Prompt: Within the records that follow, restate exactly the lines from the line with "Write a Python" down to the line with "from matplotlib.transforms import", including both. Omit the pictures.

[Records]
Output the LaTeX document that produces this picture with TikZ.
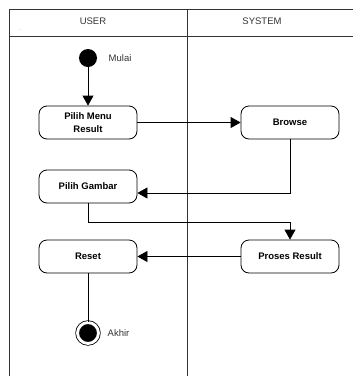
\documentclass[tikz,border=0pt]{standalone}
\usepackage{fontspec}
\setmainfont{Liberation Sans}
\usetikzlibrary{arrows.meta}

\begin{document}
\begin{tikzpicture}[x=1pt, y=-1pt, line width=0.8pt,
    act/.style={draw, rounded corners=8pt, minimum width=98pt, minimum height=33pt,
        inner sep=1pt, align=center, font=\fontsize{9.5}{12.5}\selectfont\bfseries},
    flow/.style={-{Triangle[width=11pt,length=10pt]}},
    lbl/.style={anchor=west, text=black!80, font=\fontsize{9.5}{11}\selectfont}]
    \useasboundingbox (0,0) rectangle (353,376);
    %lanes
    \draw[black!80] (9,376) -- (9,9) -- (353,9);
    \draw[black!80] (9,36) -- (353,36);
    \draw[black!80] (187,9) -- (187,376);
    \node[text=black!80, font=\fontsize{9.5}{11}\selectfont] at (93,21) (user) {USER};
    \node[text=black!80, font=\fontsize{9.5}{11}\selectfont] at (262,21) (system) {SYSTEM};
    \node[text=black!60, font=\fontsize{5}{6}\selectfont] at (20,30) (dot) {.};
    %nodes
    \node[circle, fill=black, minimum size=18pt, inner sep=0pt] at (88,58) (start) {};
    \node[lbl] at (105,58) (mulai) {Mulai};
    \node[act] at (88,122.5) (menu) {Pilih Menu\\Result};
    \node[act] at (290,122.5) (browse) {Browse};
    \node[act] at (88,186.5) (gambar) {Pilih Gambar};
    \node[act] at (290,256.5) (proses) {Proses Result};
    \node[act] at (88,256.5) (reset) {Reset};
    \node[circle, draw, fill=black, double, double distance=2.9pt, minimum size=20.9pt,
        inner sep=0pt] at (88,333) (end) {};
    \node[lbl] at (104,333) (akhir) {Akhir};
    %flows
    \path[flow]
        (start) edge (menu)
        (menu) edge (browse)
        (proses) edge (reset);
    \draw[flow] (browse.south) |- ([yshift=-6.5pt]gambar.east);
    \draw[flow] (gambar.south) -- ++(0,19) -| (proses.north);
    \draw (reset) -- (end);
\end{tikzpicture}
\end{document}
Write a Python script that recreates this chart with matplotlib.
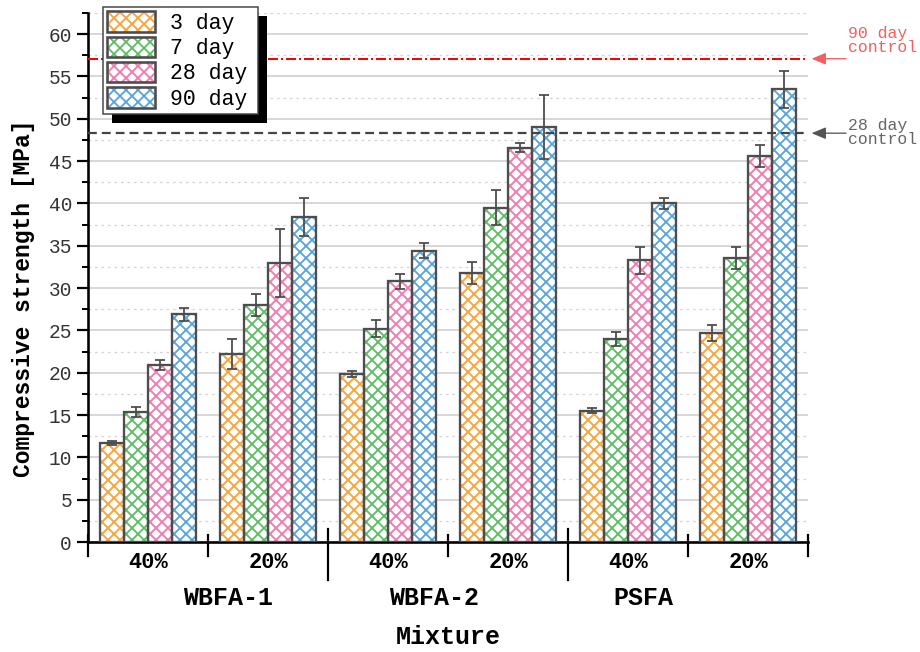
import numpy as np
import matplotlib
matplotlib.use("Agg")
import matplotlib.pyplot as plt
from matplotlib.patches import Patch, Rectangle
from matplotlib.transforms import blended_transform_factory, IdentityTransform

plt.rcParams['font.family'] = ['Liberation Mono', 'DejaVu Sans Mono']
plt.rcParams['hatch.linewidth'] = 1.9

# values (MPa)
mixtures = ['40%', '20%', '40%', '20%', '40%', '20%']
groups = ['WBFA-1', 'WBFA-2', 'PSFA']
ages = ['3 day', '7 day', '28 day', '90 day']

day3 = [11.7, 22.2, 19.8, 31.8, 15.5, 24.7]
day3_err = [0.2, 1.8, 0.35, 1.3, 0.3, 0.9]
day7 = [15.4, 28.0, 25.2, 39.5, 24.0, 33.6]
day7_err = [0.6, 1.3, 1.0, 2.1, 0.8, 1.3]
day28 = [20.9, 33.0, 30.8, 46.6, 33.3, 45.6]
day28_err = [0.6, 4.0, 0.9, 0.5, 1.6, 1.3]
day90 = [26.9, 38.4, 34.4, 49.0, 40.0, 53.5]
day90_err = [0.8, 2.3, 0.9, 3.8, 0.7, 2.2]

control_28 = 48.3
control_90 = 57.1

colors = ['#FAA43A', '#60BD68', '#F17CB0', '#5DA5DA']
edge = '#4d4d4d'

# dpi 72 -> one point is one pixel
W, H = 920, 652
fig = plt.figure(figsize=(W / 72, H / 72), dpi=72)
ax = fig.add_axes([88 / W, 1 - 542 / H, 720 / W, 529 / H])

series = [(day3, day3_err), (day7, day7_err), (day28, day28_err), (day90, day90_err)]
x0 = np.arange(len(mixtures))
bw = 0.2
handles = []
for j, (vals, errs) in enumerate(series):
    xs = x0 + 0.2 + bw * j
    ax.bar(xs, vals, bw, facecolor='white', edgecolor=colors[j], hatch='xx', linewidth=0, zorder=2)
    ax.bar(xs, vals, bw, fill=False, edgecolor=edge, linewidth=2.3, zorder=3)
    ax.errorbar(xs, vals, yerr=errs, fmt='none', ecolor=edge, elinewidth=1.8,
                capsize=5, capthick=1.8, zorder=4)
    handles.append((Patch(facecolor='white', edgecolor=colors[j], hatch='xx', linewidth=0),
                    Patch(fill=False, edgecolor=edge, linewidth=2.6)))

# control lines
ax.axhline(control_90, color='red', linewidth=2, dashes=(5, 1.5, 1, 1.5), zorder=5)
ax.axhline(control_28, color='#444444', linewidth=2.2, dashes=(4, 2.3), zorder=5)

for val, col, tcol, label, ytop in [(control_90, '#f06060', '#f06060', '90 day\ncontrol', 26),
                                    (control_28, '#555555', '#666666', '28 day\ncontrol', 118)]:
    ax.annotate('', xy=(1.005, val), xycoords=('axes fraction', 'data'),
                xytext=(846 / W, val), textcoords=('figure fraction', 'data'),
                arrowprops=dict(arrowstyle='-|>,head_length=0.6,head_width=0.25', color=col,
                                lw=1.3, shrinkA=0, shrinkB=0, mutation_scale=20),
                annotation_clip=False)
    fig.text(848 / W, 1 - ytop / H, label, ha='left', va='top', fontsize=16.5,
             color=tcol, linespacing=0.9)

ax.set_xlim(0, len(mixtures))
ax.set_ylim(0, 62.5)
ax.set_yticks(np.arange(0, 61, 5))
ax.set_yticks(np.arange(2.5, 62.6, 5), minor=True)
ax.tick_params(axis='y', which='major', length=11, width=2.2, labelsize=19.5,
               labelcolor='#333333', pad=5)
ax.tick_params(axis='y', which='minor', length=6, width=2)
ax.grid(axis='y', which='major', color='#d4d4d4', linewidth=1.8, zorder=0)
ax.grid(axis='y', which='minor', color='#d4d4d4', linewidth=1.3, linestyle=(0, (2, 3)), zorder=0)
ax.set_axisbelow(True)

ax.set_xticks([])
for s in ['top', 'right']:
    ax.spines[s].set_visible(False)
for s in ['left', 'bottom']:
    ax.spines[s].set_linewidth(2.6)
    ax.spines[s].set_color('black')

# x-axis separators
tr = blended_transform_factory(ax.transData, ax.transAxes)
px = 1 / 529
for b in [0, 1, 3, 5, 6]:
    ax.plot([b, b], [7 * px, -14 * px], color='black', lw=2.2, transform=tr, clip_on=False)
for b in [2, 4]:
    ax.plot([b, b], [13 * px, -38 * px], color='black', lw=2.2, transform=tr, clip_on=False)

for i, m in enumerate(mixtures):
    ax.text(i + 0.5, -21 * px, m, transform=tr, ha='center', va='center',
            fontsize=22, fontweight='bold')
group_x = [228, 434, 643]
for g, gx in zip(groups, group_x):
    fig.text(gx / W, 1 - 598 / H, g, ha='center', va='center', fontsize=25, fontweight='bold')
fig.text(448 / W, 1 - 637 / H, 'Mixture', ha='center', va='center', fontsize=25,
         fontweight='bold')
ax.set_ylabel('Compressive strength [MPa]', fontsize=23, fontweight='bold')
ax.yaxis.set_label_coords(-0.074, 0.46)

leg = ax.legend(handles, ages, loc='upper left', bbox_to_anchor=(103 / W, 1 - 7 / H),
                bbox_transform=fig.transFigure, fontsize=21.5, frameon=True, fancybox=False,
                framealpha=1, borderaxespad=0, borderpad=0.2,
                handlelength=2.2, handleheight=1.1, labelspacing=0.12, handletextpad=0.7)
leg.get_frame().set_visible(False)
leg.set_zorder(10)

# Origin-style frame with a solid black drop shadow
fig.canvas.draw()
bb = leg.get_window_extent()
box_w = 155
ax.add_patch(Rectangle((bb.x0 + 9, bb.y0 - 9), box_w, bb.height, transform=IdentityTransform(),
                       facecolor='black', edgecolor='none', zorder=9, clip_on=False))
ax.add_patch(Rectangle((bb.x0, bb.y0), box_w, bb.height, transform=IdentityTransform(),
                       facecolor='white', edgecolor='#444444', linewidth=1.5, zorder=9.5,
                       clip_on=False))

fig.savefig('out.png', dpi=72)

Full response:
Write a Python script that recreates this chart with matplotlib.
import numpy as np
import matplotlib
matplotlib.use("Agg")
import matplotlib.pyplot as plt
from matplotlib.patches import Patch, Rectangle
from matplotlib.transforms import blended_transform_factory, IdentityTransform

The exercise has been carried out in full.